On the water less than a day after having the thought.

I enjoyed a modest head start on the Rubicon before JD met up with me mid-afternoon. It was bright and breezy; maybe cooler than ideal for hopper activity, but perfect for a long walk on the river with no time constraints. If the trout weren’t exactly fired up, they were at least active enough for plenty of chances. JD’s home-tied foam hopper was clearly the fly of choice, despite my giving the normally reliable yellow Stimulator and Royal Wulff a decent go. Even if the trout weren’t seeing a lot of hoppers that day, they’d evidently seen enough all month to know what one looked like.

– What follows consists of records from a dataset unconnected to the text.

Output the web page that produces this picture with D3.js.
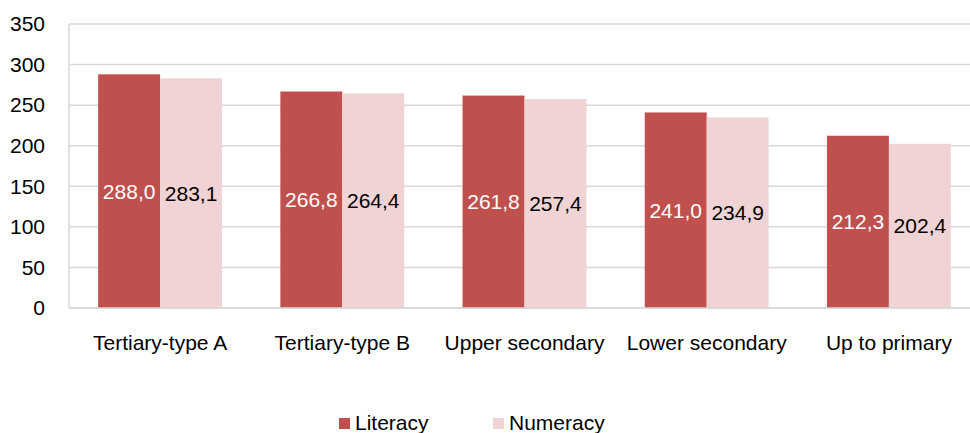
<!DOCTYPE html>
<html><head><meta charset="utf-8">
<script src="https://cdn.jsdelivr.net/npm/d3@7"></script>
<style>body{margin:0;background:#fff;}svg{display:block;font-family:"Liberation Sans",Arial,sans-serif;}</style>
</head><body>
<svg id="c" width="970" height="433"></svg>
<script>
const categories = ["Tertiary-type A","Tertiary-type B","Upper secondary","Lower secondary","Up to primary"];
const seriesNames = ["Literacy","Numeracy"];
const literacy = [288.0,266.8,261.8,241.0,212.3];
const numeracy = [283.1,264.4,257.4,234.9,202.4];
const yTicks = [0,50,100,150,200,250,300,350];
const colors = ["#C0504D","#F0D3D4"];
const labelColors = ["#ffffff","#000000"];
const FS = 21;

const svg = d3.select("#c");
const mLeft = 69, mRight = 980, mTop = 24, mBottom = 308;
const x = d3.scaleBand().domain(categories).range([mLeft,mRight]).paddingInner(0.32).paddingOuter(0.16);
const xs = d3.scaleBand().domain(seriesNames).range([0,x.bandwidth()]);
const y = d3.scaleLinear().domain([0,350]).range([mBottom,mTop]);

// gridlines
svg.append("g").selectAll("line").data(yTicks).join("line")
  .attr("x1",mLeft).attr("x2",970).attr("y1",d=>y(d)).attr("y2",d=>y(d))
  .attr("stroke","#D9D9D9").attr("stroke-width",1.5);
// left axis line
svg.append("line").attr("x1",mLeft).attr("x2",mLeft).attr("y1",mTop).attr("y2",mBottom)
  .attr("stroke","#D9D9D9").attr("stroke-width",1.5);

// y tick labels
const yAxis = d3.axisLeft(y).tickValues(yTicks).tickSize(0).tickPadding(24);
const ga = svg.append("g").attr("transform",`translate(${mLeft},0)`).call(yAxis);
ga.select(".domain").remove();
ga.selectAll("text").attr("font-size",FS).attr("fill","#000").attr("font-family","Liberation Sans, Arial, sans-serif");

const data = categories.map((c,i)=>({c, vals:[literacy[i],numeracy[i]]}));
const groups = svg.append("g").selectAll("g").data(data).join("g")
  .attr("transform",d=>`translate(${x(d.c)},0)`);
groups.selectAll("rect").data(d=>d.vals.map((v,j)=>({v,j}))).join("rect")
  .attr("x",d=>xs(seriesNames[d.j])).attr("width",xs.bandwidth())
  .attr("y",d=>y(d.v)).attr("height",d=>y(0)-y(d.v))
  .attr("fill",d=>colors[d.j]);
groups.selectAll("text").data(d=>d.vals.map((v,j)=>({v,j}))).join("text")
  .attr("x",d=>xs(seriesNames[d.j])+xs.bandwidth()/2)
  .attr("y",d=>(y(d.v)+y(0))/2)
  .attr("dy","0.36em").attr("text-anchor","middle").attr("font-size",FS)
  .attr("fill",d=>labelColors[d.j])
  .text(d=>d.v.toFixed(1).replace(".",","));

// x axis labels
const xAxis = d3.axisBottom(x).tickSize(0).tickPadding(27);
const gx = svg.append("g").attr("transform",`translate(0,${mBottom})`).call(xAxis);
gx.select(".domain").remove();
gx.selectAll("text").attr("font-size",FS).attr("fill","#000").attr("font-family","Liberation Sans, Arial, sans-serif");
// bottom axis line
svg.append("line").attr("x1",mLeft).attr("x2",970).attr("y1",mBottom).attr("y2",mBottom)
  .attr("stroke","#D9D9D9").attr("stroke-width",1.5);

// legend
const legX = [339,493];
const lg = svg.append("g").selectAll("g").data(seriesNames).join("g")
  .attr("transform",(d,i)=>`translate(${legX[i]},418)`);
lg.append("rect").attr("width",11).attr("height",11).attr("fill",(d,i)=>colors[i]);
lg.append("text").attr("x",16).attr("y",11.5).attr("font-size",FS).attr("fill","#000").text(d=>d);
</script>
</body></html>
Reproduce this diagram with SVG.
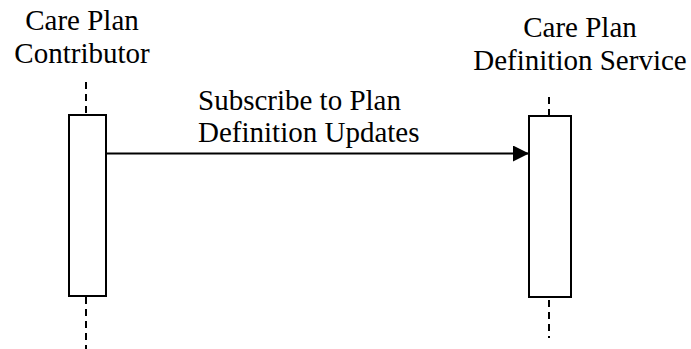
<svg xmlns="http://www.w3.org/2000/svg" width="691" height="349" viewBox="0 0 691 349">
<defs>
<style>
text{font-family:"Liberation Serif","Times New Roman",serif;font-size:29px;fill:#000}
.life{stroke:#000;stroke-width:2;stroke-dasharray:7,5;fill:none}
.act{fill:#fff;stroke:#000;stroke-width:2}
.msg{stroke:#000;stroke-width:2;fill:none}
</style>
<marker id="ah" viewBox="0 0 16 16" refX="16" refY="8" markerWidth="16" markerHeight="16" markerUnits="userSpaceOnUse" orient="auto">
<path d="M0,0 L16,8 L0,16 Z" fill="#000"/>
</marker>
</defs>
<g id="contributor">
<text x="82" y="30" text-anchor="middle">Care Plan</text>
<text x="82" y="63" text-anchor="middle">Contributor</text>
<line class="life" x1="86" y1="82" x2="86" y2="115"/>
<line class="life" x1="86" y1="297" x2="86" y2="349"/>
<rect class="act" x="69" y="115" width="37" height="181"/>
</g>
<g id="service">
<text x="580" y="37" text-anchor="middle">Care Plan</text>
<text x="580" y="70" text-anchor="middle">Definition Service</text>
<line class="life" x1="549" y1="97" x2="549" y2="116"/>
<line class="life" x1="549" y1="300" x2="549" y2="338"/>
<rect class="act" x="529" y="116" width="42" height="181"/>
</g>
<g id="connectors">
<line class="msg" x1="106" y1="153.5" x2="529" y2="153.5" marker-end="url(#ah)"/>
<text x="198" y="110">Subscribe to Plan</text>
<text x="198" y="142">Definition Updates</text>
</g>
</svg>
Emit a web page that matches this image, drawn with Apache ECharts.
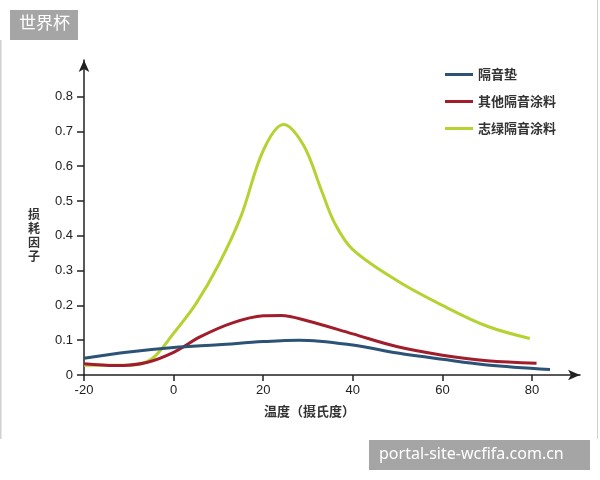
<!DOCTYPE html>
<html lang="zh">
<head>
    <meta charset="UTF-8">
    <title>损耗因子</title>
    <script src="https://cdn.jsdelivr.net/npm/echarts@6/dist/echarts.min.js"></script>
    <style>
      html, body { margin: 0; padding: 0; background: #fff; }
    </style>
</head>
<body>

    <div id="main" style="width: 600px;height:480px;"></div>

    <script type="text/javascript">

      // tick labels
      var xTicks = [-20, 0, 20, 40, 60, 80]
      var yTicks = [0, 0.1, 0.2, 0.3, 0.4, 0.5, 0.6, 0.7, 0.8]

      // series names
      var names = ['隔音垫', '其他隔音涂料', '志绿隔音涂料']

      // 隔音垫
      var padTemp = [-20, -10, 0, 10, 20, 28, 40, 50, 60, 70, 84]
      var padLoss = [0.048, 0.066, 0.079, 0.087, 0.096, 0.1, 0.086, 0.063, 0.045, 0.029, 0.016]

      // 其他隔音涂料
      var otherTemp = [-20, -13, -6, 0, 6, 13, 20, 24, 30, 40, 50, 60, 70, 81]
      var otherLoss = [0.032, 0.027, 0.036, 0.065, 0.11, 0.149, 0.17, 0.171, 0.155, 0.118, 0.081, 0.057, 0.041, 0.034]

      // 志绿隔音涂料
      var greenTemp = [-20, -10, -5, 0, 5, 10, 15, 20, 24.5, 29, 33, 36, 40, 50, 60, 70, 79.5]
      var greenLoss = [0.028, 0.028, 0.045, 0.12, 0.205, 0.316, 0.455, 0.645, 0.72, 0.66, 0.53, 0.435, 0.36, 0.27, 0.2, 0.14, 0.105]

      var colors = ['#2c5276', '#a11d2b', '#b4d333']

      function pairs(xs, ys) {
        return xs.map(function (x, i) { return [x, ys[i]] })
      }

      var myChart = echarts.init(document.getElementById('main'));

      var option = {
        animation: false,
        grid: { left: 84, top: 60, right: 20, bottom: 105 },
        legend: {
          data: names,
          orient: 'vertical',
          left: 440,
          top: 63,
          icon: 'rect',
          itemWidth: 28,
          itemHeight: 3,
          itemGap: 14,
          textStyle: { fontSize: 13, color: '#333', fontWeight: 'bold', fontFamily: 'Noto Sans CJK SC' }
        },
        xAxis: {
          type: 'value',
          min: -20,
          max: 90.7,
          axisLine: {
            onZero: false,
            symbol: ['none', 'arrow'],
            symbolSize: [8, 12],
            lineStyle: { color: '#222', width: 1.5 }
          },
          axisTick: { customValues: xTicks, length: 6, lineStyle: { color: '#222', width: 1.5 } },
          axisLabel: {
            customValues: xTicks,
            fontSize: 13,
            color: '#222',
            fontFamily: 'Liberation Sans',
            margin: 9
          },
          splitLine: { show: false }
        },
        yAxis: {
          type: 'value',
          min: 0,
          max: 0.905,
          axisLine: {
            show: true,
            onZero: false,
            symbol: ['none', 'arrow'],
            symbolSize: [8, 12],
            lineStyle: { color: '#222', width: 1.5 }
          },
          axisTick: { show: true, customValues: yTicks, length: 7, lineStyle: { color: '#222', width: 1.5 } },
          axisLabel: {
            customValues: yTicks,
            fontSize: 13,
            color: '#222',
            fontFamily: 'Liberation Sans',
            margin: 11,
            formatter: function (v) { return v === 0 ? '0' : v.toFixed(1) }
          },
          splitLine: { show: false }
        },
        graphic: [
          { type: 'line', shape: { x1: 0.5, y1: 40, x2: 0.5, y2: 439 }, style: { stroke: '#d0d0d0', lineWidth: 2 } },
          { type: 'line', shape: { x1: 597.5, y1: 0, x2: 597.5, y2: 439 }, style: { stroke: '#d0d0d0', lineWidth: 1 } },
          {
            type: 'text', left: 28, top: 207,
            style: { text: '损\n耗\n因\n子', fontSize: 12, lineHeight: 14, fill: '#333', fontWeight: 'bold', fontFamily: 'Noto Sans CJK SC' }
          },
          {
            type: 'text', left: 264, top: 405,
            style: { text: '温度（摄氏度）', fontSize: 13, fill: '#333', fontWeight: 'bold', fontFamily: 'Noto Sans CJK SC' }
          },
          { type: 'rect', shape: { x: 10, y: 10, width: 68, height: 30 }, style: { fill: '#a5a5a5' } },
          {
            type: 'text', left: 19, top: 14,
            style: { text: '世界杯', fontSize: 17, fill: '#fff', fontFamily: 'Noto Sans CJK SC' }
          },
          { type: 'rect', shape: { x: 369, y: 440, width: 221, height: 30 }, style: { fill: '#a5a5a5' } },
          {
            type: 'text', left: 379, top: 446,
            style: { text: 'portal-site-wcfifa.com.cn', fontSize: 16, fill: '#fff', fontFamily: 'Noto Sans' }
          }
        ],
        series: [
          {
            name: names[2], type: 'line', smooth: 0.35, showSymbol: false, z: 2,
            data: pairs(greenTemp, greenLoss),
            itemStyle: { color: colors[2] },
            lineStyle: { color: colors[2], width: 3 }
          },
          {
            name: names[1], type: 'line', smooth: 0.35, showSymbol: false, z: 3,
            data: pairs(otherTemp, otherLoss),
            itemStyle: { color: colors[1] },
            lineStyle: { color: colors[1], width: 3 }
          },
          {
            name: names[0], type: 'line', smooth: 0.35, showSymbol: false, z: 4,
            data: pairs(padTemp, padLoss),
            itemStyle: { color: colors[0] },
            lineStyle: { color: colors[0], width: 3 }
          }
        ]
      };

      myChart.setOption(option);

    </script>
  </body>
</html>
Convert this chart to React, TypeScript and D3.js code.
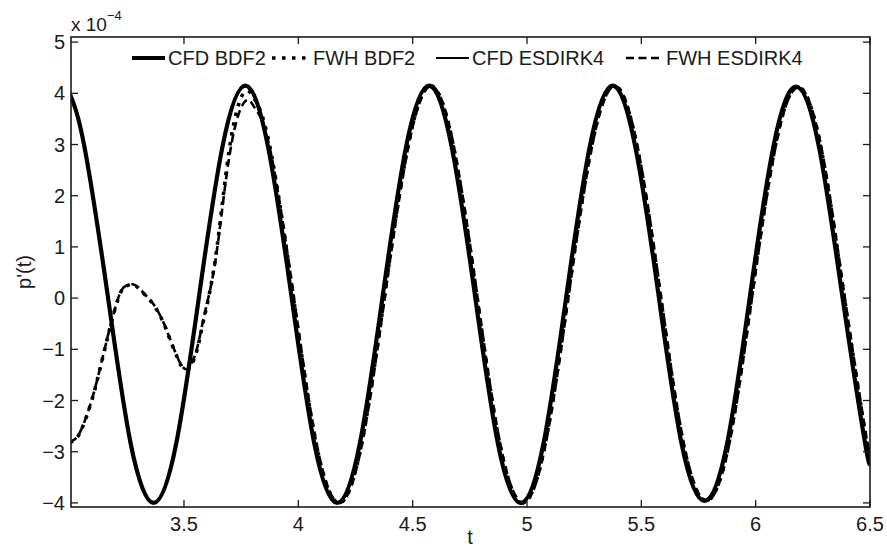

JD’s hopper was the winning fly.

There were a number of moments that stick in my mind from those several hours on the Rubi. One was a willow grubber, who’s erratic rises in a shadowy backwater had me peering for five minutes before I finally glimpsed its dark form. I executed the perfect cast, only to have a wind gust at the last instant blow the fly a foot behind the oblivious trout. I never did find it again. Then there was the good brown that rolled on JD’s hopper near the top of a narrow run. He hooked it briefly – the fish of the day – but for no good reason it came off. Cursing, he half-heartedly threw the hopper even further up the same run… and a trout at least as big smashed it, before it too was gone.

The afternoon produced a steady supply of hits… and misses.

By way of clumsy consolation, I reminded JD of the best trout I’ve ever hooked on the Rubicon a little over 12 months earlier, which simply came off even though I appeared to do everything right. Isn’t it funny how fish lost often stay in the memory long after most successes are forgotten?

And there were successes of course, many of which are already blurring into a happy fastwater sequence of dry flies vanishing in soft swirls, vigorous slashes, or being pulled under as a trout ate the nymph. Speaking of which, my most rewarding fish came not on the dry, but a small dark nymph beneath. Recently, JD wrote a nice piece on the Goulburn seasons, and in the same vein, I suggested to my companion that late February on the rivers be called ‘the season of sticks and bark’. With the trees shedding both after a hot summer, and weeks without flushing freshes, the accumulated subsurface debris soon tests the will of any nymph fisher. Yet I decided midway through our session to give the nymph a good go, convinced that even with the hopper’s relative success, many fish were still ignoring it.

The piece of bark which turned into a fish. No wonder I look pleased!

So I was fishing diligently up a shallow glide, getting increasingly annoyed every time a dry fly dip turned out to be a piece of bark or a stick, when one piece of ‘bark’ suddenly burst into life and became my best trout of the day. Over the next hour or so, a few more fish fell to the nymph, most coming from a similarly uncertain lift after the dry fly indicator slowly sunk as if the trailing fly was merely snagged.

Steak or stay? The sort of dilemma I like to have.

Eventually we got to a point where a decision had to be made about whether to make a long walk back to the car in the dark, or to cook a steak on the barbie in daylight. While the evening rise would probably have justified the former, we’d caught a lot of trout on a delightful afternoon, and under the circumstances, an impromptu decision to finish a little early seemed entirely appropriate.